_Recorded information_:
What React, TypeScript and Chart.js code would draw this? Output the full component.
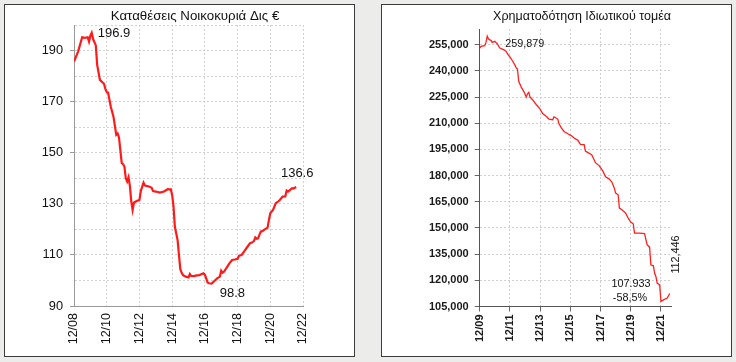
import React, { useEffect, useRef } from "react";
import { Chart, registerables } from "chart.js";
Chart.register(...registerables);

// ---------- Left chart: household deposits (bn €) ----------
const depositTitle = "Καταθέσεις Νοικοκυριά Δις €";
const depositTicks = ["12/08", "12/10", "12/12", "12/14", "12/16", "12/18", "12/20", "12/22"];
// months since Dec 2008
const depositMonths = [
  0, 3, 6, 8, 10, 11, 12, 13, 14, 16, 17, 19, 21, 22, 23, 24, 25, 27, 29, 31, 32, 33, 34, 35, 36, 37,
  38, 39, 40, 41, 42, 43, 44, 46, 48, 49, 51, 52, 53, 55, 57, 58, 60, 63, 66, 69, 70, 71, 72, 73, 74,
  76, 77, 78, 79, 80, 82, 84, 85, 86, 88, 90, 92, 95, 96, 97, 98, 99, 101, 103, 105, 107, 108, 109,
  110, 112, 114, 116, 118, 120, 121, 123, 125, 127, 129, 131, 132, 133, 134, 135, 137, 138, 140, 142,
  143, 144, 146, 148, 150, 151, 153, 155, 156, 157, 158, 160, 161, 163,
];
const depositValues = [
  185.7, 189.6, 195.2, 195.0, 195.2, 193.5, 195.8, 196.9, 194.5, 192.0, 184.4, 178.5, 177.5, 177.0,
  175.0, 173.8, 173.5, 168.0, 164.0, 157.0, 157.5, 156.0, 151.0, 146.0, 145.5, 144.6, 140.0, 138.7,
  140.4, 137.0, 131.0, 127.6, 130.5, 131.1, 131.5, 135.0, 138.3, 137.2, 137.0, 136.8, 136.3, 135.0,
  134.8, 134.4, 134.8, 135.8, 135.6, 135.7, 133.5, 129.0, 121.0, 115.8, 110.0, 104.4, 103.0, 102.1,
  101.5, 101.2, 102.5, 101.8, 101.7, 102.0, 102.1, 102.8, 102.3, 100.8, 99.2, 98.9, 98.8, 99.8, 100.8,
  101.5, 103.8, 103.0, 103.4, 105.0, 106.7, 108.0, 108.2, 108.5, 109.6, 110.0, 111.5, 113.0, 114.5,
  115.0, 115.4, 116.8, 116.3, 116.5, 119.1, 119.3, 120.0, 120.7, 123.7, 126.3, 127.6, 130.2, 131.0,
  131.5, 132.8, 132.9, 135.2, 134.8, 135.2, 136.1, 136.0, 136.6,
];
const depositNotes = [
  { m: 13, v: 196.9, text: "196.9" },
  { m: 163, v: 136.6, text: "136.6" },
  { m: 101, v: 98.8, text: "98.8" },
];

// ---------- Right chart: private sector credit ----------
const loanTitle = "Χρηματοδότηση Ιδιωτικού τομέα";
const loanTicks = ["12/09", "12/11", "12/13", "12/15", "12/17", "12/19", "12/21"];
// months since Dec 2009
const loanMonths = [
  0, 1, 4, 5, 6, 7, 8, 9, 10, 12, 14, 16, 18, 20, 21, 23, 24, 26, 28, 29, 30, 31, 33, 35, 37, 38, 39,
  40, 42, 45, 48, 50, 53, 55, 58, 59, 60, 62, 63, 65, 67, 70, 73, 75, 78, 80, 83, 84, 86, 89, 92, 95,
  98, 100, 103, 105, 107, 108, 110, 111, 113, 116, 118, 120, 122, 123, 127, 131, 133, 135, 136, 138,
  139, 140, 141, 143, 144, 146, 149, 151,
];
const loanValues = [
  253100, 254000, 254400, 256300, 259879, 258300, 257800, 257500, 256300, 256900, 255400, 253100,
  252500, 251800, 251200, 248800, 248000, 245800, 243300, 241800, 241100, 234000, 230700, 228300,
  225000, 226900, 227700, 225000, 223500, 220600, 218100, 215500, 213900, 212400, 212000, 213600,
  213300, 212400, 209700, 207200, 205300, 204000, 202800, 201500, 200200, 197900, 197700, 194000,
  193200, 192000, 187400, 185600, 182400, 179300, 178000, 176300, 172800, 170000, 169000, 161400,
  160400, 158500, 155600, 153400, 152400, 147000, 147000, 146800, 140400, 139000, 128900, 128300,
  124000, 122200, 118400, 117400, 107933, 108800, 109800, 112446,
];
const loanNotes = [
  { m: 6, v: 259879, text: ["259,879"] },
  { m: 144, v: 107933, text: ["107.933", "-58,5%"] },
  { m: 151, v: 112446, text: ["112,446"] },
];

const SANS = '"Liberation Sans", Arial, Helvetica, sans-serif';

function depositConfig(): any {
  const notesPlugin = {
    id: "depositNotes",
    afterDatasetsDraw(chart: any) {
      const { ctx } = chart;
      const x = chart.scales.x;
      const y = chart.scales.y;
      ctx.save();
      ctx.fillStyle = "#111";
      ctx.font = `13.3px ${SANS}`;
      ctx.textAlign = "center";
      ctx.textBaseline = "middle";
      ctx.fillText(depositTitle, 195, 16);
      const [peak, last, low] = depositNotes;
      ctx.font = `13px ${SANS}`;
      ctx.textAlign = "left";
      ctx.fillText(peak.text, x.getPixelForValue(peak.m) + 6, y.getPixelForValue(peak.v) + 1);
      ctx.textAlign = "center";
      ctx.fillText(last.text, x.getPixelForValue(last.m) + 1, y.getPixelForValue(last.v) - 14);
      ctx.textAlign = "left";
      ctx.fillText(low.text, x.getPixelForValue(low.m) + 8, y.getPixelForValue(low.v) + 10);
      ctx.restore();
    },
  };
  return {
    type: "line",
    data: {
      datasets: [
        {
          data: depositMonths.map((m, i) => ({ x: m, y: depositValues[i] })),
          borderColor: "#ff1a1a",
          borderWidth: 2.2,
          pointRadius: 0,
          tension: 0,
          fill: false,
        },
      ],
    },
    options: {
      responsive: false,
      animation: false,
      layout: { padding: { left: 0, top: 25, right: 65, bottom: 0 } },
      plugins: { legend: { display: false }, tooltip: { enabled: false }, title: { display: false } },
      scales: {
        x: {
          type: "linear",
          min: 0,
          max: 168,
          afterBuildTicks: (s: any) => {
            s.ticks = depositTicks.map((_, i) => ({ value: i * 24 }));
          },
          afterFit: (s: any) => {
            s.height = 56;
            s.paddingLeft = 0;
            s.paddingRight = 0;
          },
          ticks: {
            callback: (v: number) => depositTicks[Math.round(v / 24)] ?? "",
            minRotation: 90,
            maxRotation: 90,
            autoSkip: false,
            padding: 4,
            color: "#111",
            font: { family: SANS, size: 12.5 },
          },
          grid: { color: "#d2d2d2", lineWidth: 1, tickLength: 3, tickColor: "rgba(0,0,0,0)" },
          border: { color: "#9a9a9a", width: 1, dash: [2, 2] },
        },
        y: {
          min: 90,
          max: 200,
          afterBuildTicks: (s: any) => {
            const t = [];
            for (let v = 90; v <= 200; v += 10) t.push({ value: v });
            s.ticks = t;
          },
          afterFit: (s: any) => {
            s.width = 74;
            s.paddingTop = 0;
            s.paddingBottom = 0;
          },
          ticks: {
            callback: (v: number) => ((v - 90) % 20 === 0 ? String(v) : ""),
            padding: 7,
            color: "#111",
            font: { family: SANS, size: 12.8 },
          },
          grid: {
            color: "#d2d2d2",
            lineWidth: 1,
            tickLength: 4,
            tickColor: (c: any) => (c.tick && (c.tick.value - 90) % 20 === 0 ? "#9a9a9a" : "rgba(0,0,0,0)"),
          },
          border: { color: "#9a9a9a", width: 1, dash: [2, 2] },
        },
      },
    },
    plugins: [notesPlugin],
  };
}

function loanConfig(): any {
  const notesPlugin = {
    id: "loanNotes",
    afterDatasetsDraw(chart: any) {
      const { ctx } = chart;
      const x = chart.scales.x;
      const y = chart.scales.y;
      ctx.save();
      ctx.fillStyle = "#111";
      ctx.font = `12.5px ${SANS}`;
      ctx.textAlign = "center";
      ctx.textBaseline = "middle";
      ctx.fillText(loanTitle, 214, 17);
      const [peak, low, last] = loanNotes;
      ctx.font = `10.8px ${SANS}`;
      ctx.textAlign = "left";
      ctx.fillText(peak.text[0], x.getPixelForValue(peak.m) + 18, y.getPixelForValue(peak.v) + 8);
      ctx.textAlign = "center";
      const lx = x.getPixelForValue(low.m);
      const ly = y.getPixelForValue(low.v);
      ctx.fillText(low.text[0], lx - 30, ly - 17.5);
      ctx.fillText(low.text[1], lx - 31, ly - 3.5);
      const ex = x.getPixelForValue(last.m);
      const ey = y.getPixelForValue(last.v);
      ctx.translate(ex + 6, ey - 39);
      ctx.rotate(-Math.PI / 2);
      ctx.fillText(last.text[0], 0, 0);
      ctx.restore();
    },
  };
  return {
    type: "line",
    data: {
      datasets: [
        {
          data: loanMonths.map((m, i) => ({ x: m, y: loanValues[i] })),
          borderColor: "#ff2020",
          borderWidth: 1.3,
          pointRadius: 0,
          tension: 0,
          fill: false,
        },
      ],
    },
    options: {
      responsive: false,
      animation: false,
      layout: { padding: { left: 0, top: 29, right: 65, bottom: 0 } },
      plugins: { legend: { display: false }, tooltip: { enabled: false }, title: { display: false } },
      scales: {
        x: {
          type: "linear",
          min: 0,
          max: 152,
          afterBuildTicks: (s: any) => {
            s.ticks = loanTicks.map((_, i) => ({ value: i * 24 }));
          },
          afterFit: (s: any) => {
            s.height = 55.5;
            s.paddingLeft = 0;
            s.paddingRight = 0;
          },
          ticks: {
            callback: (v: number) => loanTicks[Math.round(v / 24)] ?? "",
            minRotation: 90,
            maxRotation: 90,
            autoSkip: false,
            padding: 3,
            color: "#1a1a1a",
            font: { family: SANS, size: 11, weight: "bold" },
          },
          grid: { color: "#d0d0d0", lineWidth: 1, tickLength: 5, tickColor: "#666" },
          border: { color: "#555", width: 1, dash: [2, 2] },
        },
        y: {
          min: 105000,
          max: 264000,
          afterBuildTicks: (s: any) => {
            const t = [];
            for (let v = 105000; v <= 255000; v += 15000) t.push({ value: v });
            s.ticks = t;
          },
          afterFit: (s: any) => {
            s.width = 111.7;
            s.paddingTop = 0;
            s.paddingBottom = 0;
          },
          ticks: {
            callback: (v: number) => v.toLocaleString("en-US"),
            padding: 6,
            color: "#1a1a1a",
            font: { family: SANS, size: 11, weight: "bold" },
          },
          grid: { color: "#d0d0d0", lineWidth: 1, tickLength: 5, tickColor: "#666" },
          border: { color: "#555", width: 1, dash: [2, 2] },
        },
      },
    },
    plugins: [notesPlugin],
  };
}

export default function App() {
  const leftRef = useRef<HTMLCanvasElement>(null);
  const rightRef = useRef<HTMLCanvasElement>(null);
  useEffect(() => {
    const c1 = new Chart(leftRef.current as HTMLCanvasElement, depositConfig());
    const c2 = new Chart(rightRef.current as HTMLCanvasElement, loanConfig());
    return () => {
      c1.destroy();
      c2.destroy();
    };
  }, []);
  const panel = {
    position: "absolute" as const,
    top: 4,
    width: 349,
    height: 351,
    border: "1px solid #3c3c3c",
    background: "#ffffff",
  };
  return (
    <div
      style={{
        position: "fixed",
        left: 0,
        top: 0,
        width: 736,
        height: 362,
        background: "#ececea",
        overflow: "hidden",
      }}
    >
      <div style={{ ...panel, left: 4 }} />
      <div style={{ ...panel, left: 381 }} />
      <canvas
        ref={leftRef}
        width={368}
        height={362}
        style={{ position: "absolute", left: 0, top: 0, width: 368, height: 362 }}
      />
      <canvas
        ref={rightRef}
        width={368}
        height={362}
        style={{ position: "absolute", left: 368, top: 0, width: 368, height: 362 }}
      />
    </div>
  );
}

_Task details_: Print, exactly as written, the lines above from the first one to the one containing "Chart.register(...registerables);". Leave out pictures.

_Correct result_:
What React, TypeScript and Chart.js code would draw this? Output the full component.
import React, { useEffect, useRef } from "react";
import { Chart, registerables } from "chart.js";
Chart.register(...registerables);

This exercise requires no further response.